This part of GOV.UK is being rebuilt – find out what beta means

HMRC internal manual

Capital Gains Manual

Qualifying corporate bonds: definition - normal commercial loan

TCGA 1992 section 117(1) requires that the debt does at all times represent a normal commercial loan. The definition of a normal commercial loan is taken from CTA 2010 section 162. Section 117 directs that within section 162(2)(a)-(c) you substitute the words ‘corporate bonds within the meaning of section 117 TCGA 1992’. In effect section 162(2) would read as follows for the purposes of section 117;

‘Condition A is that the loan does not carry any right to conversion into shares or securities other than a right to conversion into corporate bonds within the meaning of section 117 of TCGA 1992.’

CTM 81010 provides guidance on what is meant by ‘normal commercial loan’ but in considering the matter the decision in Weston v Garnett, 77TC650, should be borne in mind.

In that case the taxpayer held loan notes (the first loan notes) which provided a right to convert them into another series of loan notes (the second loan notes). The second loan notes were convertible into shares. The Court of Appeal held that in determining whether the first loan notes represented at all times a normal commercial loan a distinction had to be drawn between the loan notes (the security) and the underlying debt. The legislation requires that it is the debt that has to represent a normal commercial loan and not the security. The conversion contemplated by section 162(2) CTA 2010 (as modified) would be a conversion of the underlying debt, not the security. In the Weston case the conversion of the first loan notes into the second loan notes did not change the terms of the underlying debt, so that debt was not a normal commercial loan because it carried rights to conversion into shares (which would not be corporate bonds) albeit that the rights came with the second loan notes rather than the first. Consequently the first loan notes did not meet the test in what is now section 162.

The Court of Appeal also held that whilst section 117 borrowed a modified meaning of ‘normal commercial loan’, the context in which the meaning was originally set, ie.
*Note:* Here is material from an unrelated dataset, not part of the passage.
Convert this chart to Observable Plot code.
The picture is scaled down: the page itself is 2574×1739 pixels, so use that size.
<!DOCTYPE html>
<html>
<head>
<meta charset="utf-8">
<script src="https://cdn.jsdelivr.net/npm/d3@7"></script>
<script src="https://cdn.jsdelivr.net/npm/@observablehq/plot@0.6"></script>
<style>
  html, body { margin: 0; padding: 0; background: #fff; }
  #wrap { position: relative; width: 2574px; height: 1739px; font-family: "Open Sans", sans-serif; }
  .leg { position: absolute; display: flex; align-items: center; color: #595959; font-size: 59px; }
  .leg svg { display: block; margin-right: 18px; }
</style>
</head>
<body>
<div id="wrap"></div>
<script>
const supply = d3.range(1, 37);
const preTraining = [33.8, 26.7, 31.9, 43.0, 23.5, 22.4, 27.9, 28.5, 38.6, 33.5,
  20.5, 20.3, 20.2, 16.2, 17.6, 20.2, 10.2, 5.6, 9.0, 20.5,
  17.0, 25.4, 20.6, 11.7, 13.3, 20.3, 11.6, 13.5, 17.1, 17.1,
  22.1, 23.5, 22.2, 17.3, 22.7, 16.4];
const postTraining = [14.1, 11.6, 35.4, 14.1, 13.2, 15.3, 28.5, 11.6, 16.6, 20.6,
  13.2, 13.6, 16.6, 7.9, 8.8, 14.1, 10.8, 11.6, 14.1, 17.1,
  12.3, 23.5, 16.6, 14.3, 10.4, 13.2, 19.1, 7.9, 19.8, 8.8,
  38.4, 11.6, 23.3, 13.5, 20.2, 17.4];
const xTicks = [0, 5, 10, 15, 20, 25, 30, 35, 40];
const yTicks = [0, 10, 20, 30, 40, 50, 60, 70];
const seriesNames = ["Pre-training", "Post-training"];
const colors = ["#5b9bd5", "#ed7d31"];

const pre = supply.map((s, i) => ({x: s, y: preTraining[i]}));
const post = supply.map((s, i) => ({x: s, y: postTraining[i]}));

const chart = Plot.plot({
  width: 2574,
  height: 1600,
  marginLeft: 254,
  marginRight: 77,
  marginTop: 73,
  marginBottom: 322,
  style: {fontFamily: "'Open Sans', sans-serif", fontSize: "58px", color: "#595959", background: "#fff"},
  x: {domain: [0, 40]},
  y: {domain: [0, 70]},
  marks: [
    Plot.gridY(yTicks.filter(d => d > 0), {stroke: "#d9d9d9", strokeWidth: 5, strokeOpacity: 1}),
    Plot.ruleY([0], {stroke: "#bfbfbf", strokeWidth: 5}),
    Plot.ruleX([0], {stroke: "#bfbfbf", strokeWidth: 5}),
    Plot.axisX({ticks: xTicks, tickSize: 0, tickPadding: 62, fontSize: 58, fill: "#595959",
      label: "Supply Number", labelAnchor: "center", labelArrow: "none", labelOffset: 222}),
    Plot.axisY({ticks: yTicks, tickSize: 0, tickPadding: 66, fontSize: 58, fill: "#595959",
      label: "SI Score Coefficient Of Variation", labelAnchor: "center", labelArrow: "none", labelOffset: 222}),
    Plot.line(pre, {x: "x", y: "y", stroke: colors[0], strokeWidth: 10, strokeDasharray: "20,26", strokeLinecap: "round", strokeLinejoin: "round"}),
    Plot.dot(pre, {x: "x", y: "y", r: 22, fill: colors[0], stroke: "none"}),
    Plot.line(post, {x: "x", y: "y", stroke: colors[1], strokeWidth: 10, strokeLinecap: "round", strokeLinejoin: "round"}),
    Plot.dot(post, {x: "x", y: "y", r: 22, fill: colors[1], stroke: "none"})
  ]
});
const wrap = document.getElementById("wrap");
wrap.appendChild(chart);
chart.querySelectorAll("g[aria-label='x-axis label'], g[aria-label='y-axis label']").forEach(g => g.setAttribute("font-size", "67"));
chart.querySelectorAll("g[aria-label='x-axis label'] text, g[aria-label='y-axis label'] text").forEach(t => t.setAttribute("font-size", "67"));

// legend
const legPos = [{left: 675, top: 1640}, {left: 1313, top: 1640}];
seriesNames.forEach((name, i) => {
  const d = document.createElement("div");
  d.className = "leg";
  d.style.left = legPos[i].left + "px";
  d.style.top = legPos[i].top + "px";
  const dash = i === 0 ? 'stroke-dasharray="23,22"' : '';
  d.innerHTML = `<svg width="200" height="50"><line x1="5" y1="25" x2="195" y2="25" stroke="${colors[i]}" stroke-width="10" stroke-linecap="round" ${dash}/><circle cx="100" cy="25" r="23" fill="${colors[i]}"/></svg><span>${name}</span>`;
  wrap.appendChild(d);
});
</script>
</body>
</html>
Chapter 5 of CTA 2010 did not apply when considering the matter within section 117.

In determining whether a loan comes within section 162 it is important to remember that the underlying debt must have represented a commercial loan at all times.


In 2010 a company issues securities that meet all of the criteria in section 117 except that the securities can be converted into shares of the quoted parent company. Consequently at that time the underlying debt cannot be a ‘normal commercial loan’ within the meaning of section 162 CTA and so the securities cannot meet the conditions within section 117 to be treated as qualifying corporate bonds (QCBs). In 2011 the quoted parent company is placed in liquidation and so the choice to convert is lost. Shortly thereafter the securities are redeemed at which time all of the conditions in section 117 would appear to be met. Nevertheless there was a time when the debt could have been converted. In other words the loan has not been a commercial loan at all times and so the securities are not QCBs at the time of redemption.